I like having the finished seams on the inside. It's much nicer than the first version with raw edges.

But, there are still a few more tweaks I would like to try. 1) Would it be better to attach the zipper to the lining first (rather than to the outside)? 2) What sort of interfacing (if any) do I need? 3) Can I make the bag bigger?

My goal? A box bag pattern that will work with my handwoven fabrics!

Saturday, July 04, 2009

Box Bag Bonanza

I know I already posted once today, but my husband is home and played with the kids and put them to bed (he's been gone on a business trip this past week), and I got to play!

I am looking for a container for some drop spindles. Neither of them are very large--7-9" shaft length--but they are a gift for a friend and I have been trying to come up with something nice to put them in.

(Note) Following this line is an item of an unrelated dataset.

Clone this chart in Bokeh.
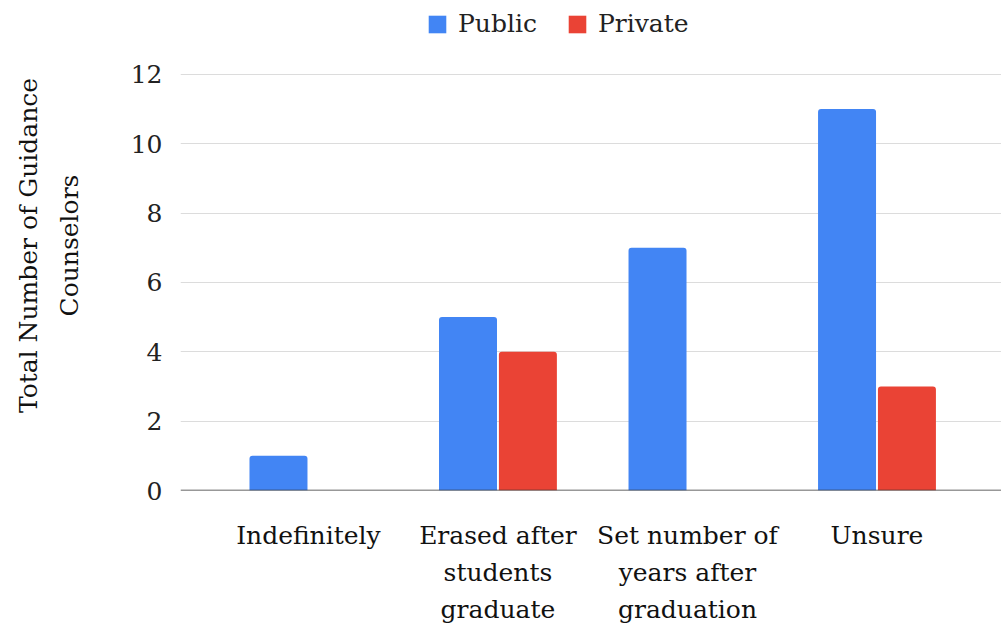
from bokeh.plotting import figure
from bokeh.models import Range1d, FixedTicker, Span, Legend, LegendItem, ColumnDataSource
from bokeh.embed import file_html
from bokeh.resources import INLINE

# Retention policy categories and counselor counts
categories = ["Indefinitely", "Erased after\nstudents\ngraduate",
              "Set number of\nyears after\ngraduation", "Unsure"]
public_counts = [1, 5, 7, 11]
private_counts = [0, 4, 0, 3]
y_ticks = [0, 2, 4, 6, 8, 10, 12]

BLUE = "#4285F4"
RED = "#EA4335"
SERIF = "DejaVu Serif"
FS = "25px"

positions = list(range(len(categories)))
src = ColumnDataSource(dict(
    x_pub=[i - 0.158 for i in positions],
    x_priv=[i + 0.158 for i in positions],
    public=public_counts,
    private=private_counts,
))

# frame spans the full height above the baseline; the legend sits in its upper strip
p = figure(width=1001, height=630, output_backend="svg", toolbar_location=None,
           x_range=Range1d(-0.675, 3.657), y_range=Range1d(0, 14.13))
p.min_border_left = 180
p.min_border_right = 0
p.min_border_top = 0
p.min_border_bottom = 140
p.outline_line_color = None

bw = 0.306
r_pub = p.vbar(x="x_pub", top="public", width=bw, source=src, fill_color=BLUE,
               line_color=None, border_radius=(3, 3, 0, 0))
r_priv = p.vbar(x="x_priv", top="private", width=bw, source=src, fill_color=RED,
                line_color=None, border_radius=(3, 3, 0, 0))

# baseline
p.add_layout(Span(location=0, dimension="width", line_color="#333333", line_width=1.5))

# x axis
p.xaxis.ticker = FixedTicker(ticks=positions)
p.xaxis.major_label_overrides = {i: c for i, c in zip(positions, categories)}
p.xaxis.axis_line_color = None
p.xaxis.major_tick_line_color = None
p.xaxis.minor_tick_line_color = None
p.xaxis.major_label_text_font = SERIF
p.xaxis.major_label_text_font_size = FS
p.xaxis.major_label_text_line_height = 1.28
p.xaxis.major_label_text_color = "#111111"
p.xaxis.major_label_standoff = 24
p.xgrid.grid_line_color = None

# y axis
p.yaxis.ticker = FixedTicker(ticks=y_ticks)
p.yaxis.axis_line_color = None
p.yaxis.major_tick_line_color = None
p.yaxis.minor_tick_line_color = None
p.yaxis.major_label_text_font = SERIF
p.yaxis.major_label_text_font_size = FS
p.yaxis.major_label_text_color = "#222222"
p.yaxis.major_label_standoff = 12
p.yaxis.axis_label = "Total Number of Guidance\nCounselors"
p.yaxis.axis_label_text_font = SERIF
p.yaxis.axis_label_text_font_size = FS
p.yaxis.axis_label_text_line_height = 1.4
p.yaxis.axis_label_text_font_style = "normal"
p.yaxis.axis_label_text_color = "#111111"
p.yaxis.axis_label_standoff = 44
p.ygrid.grid_line_color = "#dcdcdc"
p.ygrid.grid_line_width = 1

legend = Legend(items=[LegendItem(label="Public", renderers=[r_pub]),
                       LegendItem(label="Private", renderers=[r_priv])],
                location=(246, 452), orientation="horizontal")
legend.label_text_font = SERIF
legend.label_text_font_size = FS
legend.label_text_color = "#222222"
legend.glyph_width = 22
legend.glyph_height = 22
legend.label_standoff = 10
legend.spacing = 29
legend.padding = 0
legend.margin = 0
legend.border_line_color = None
legend.background_fill_alpha = 0
p.add_layout(legend)

open("out.html", "w").write(file_html(p, INLINE))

Enter the world of Box Bags. Caro of Split Yarn has some beautiful box bags. I want! I want! But, they are more expensive than my budget for this project, so I searched for sewing tutorials, and found one!

Kelly of Dragon{knit}fly has a nice tutorial about how to make a box bag. It worked great! This bag starts with some 12"x16" rectangles of fabric, and creates a finished bag 7" long x ~4" square. My toy wheel drop spindle (10 1/2" shaft) pokes out the top, but otherwise fits great!

One of the challenges with this tutorial are the inner seams. See how the stitching is visible on the inside of the bag? I'd like to figure out a way to have finished seams. Some folks have used bias tape to cover the seams--it works, but there must be a more elegant way!

Even with my seam issue, I am pleased as punch with my new bag! Hmm! Depending on the fabric that my swap partner weaves, maybe I could make a box bag from her handwoven fabric!! :)

Huck Lace

This huck lace scarf is an 8-shaft pattern from Carol Strickler's "8-shaft patterns" book. Can you see the patterning?

Weaving huck lace with fine threads (the warp is 44wpi, the weft over 50wpi) is a bit like weaving the emperor's new clothes. If I look at the cloth on the loom just right I can see the texture. If I blink it disappears!

Wet finishing loosens the fibers enough that the pattern shows up beautifully--it's a very delicate overall pattern...and I can't see it at all in this picture!

I have a few more yards of this warp on the loom. Hopefully it will weave as beautifully as this did!

Thursday, July 02, 2009

What a difference!

Check out the differences in these two pieces of fabric! The top one has a dark blue weft; the lower one a grey. The top one is one side of the fabric; the lower one shows the other.

Such differences--front/back, dark/light weft!

The dark weft fabric is for the Weaver's Swap. The grey weft is for me! :) I wonder what I will make?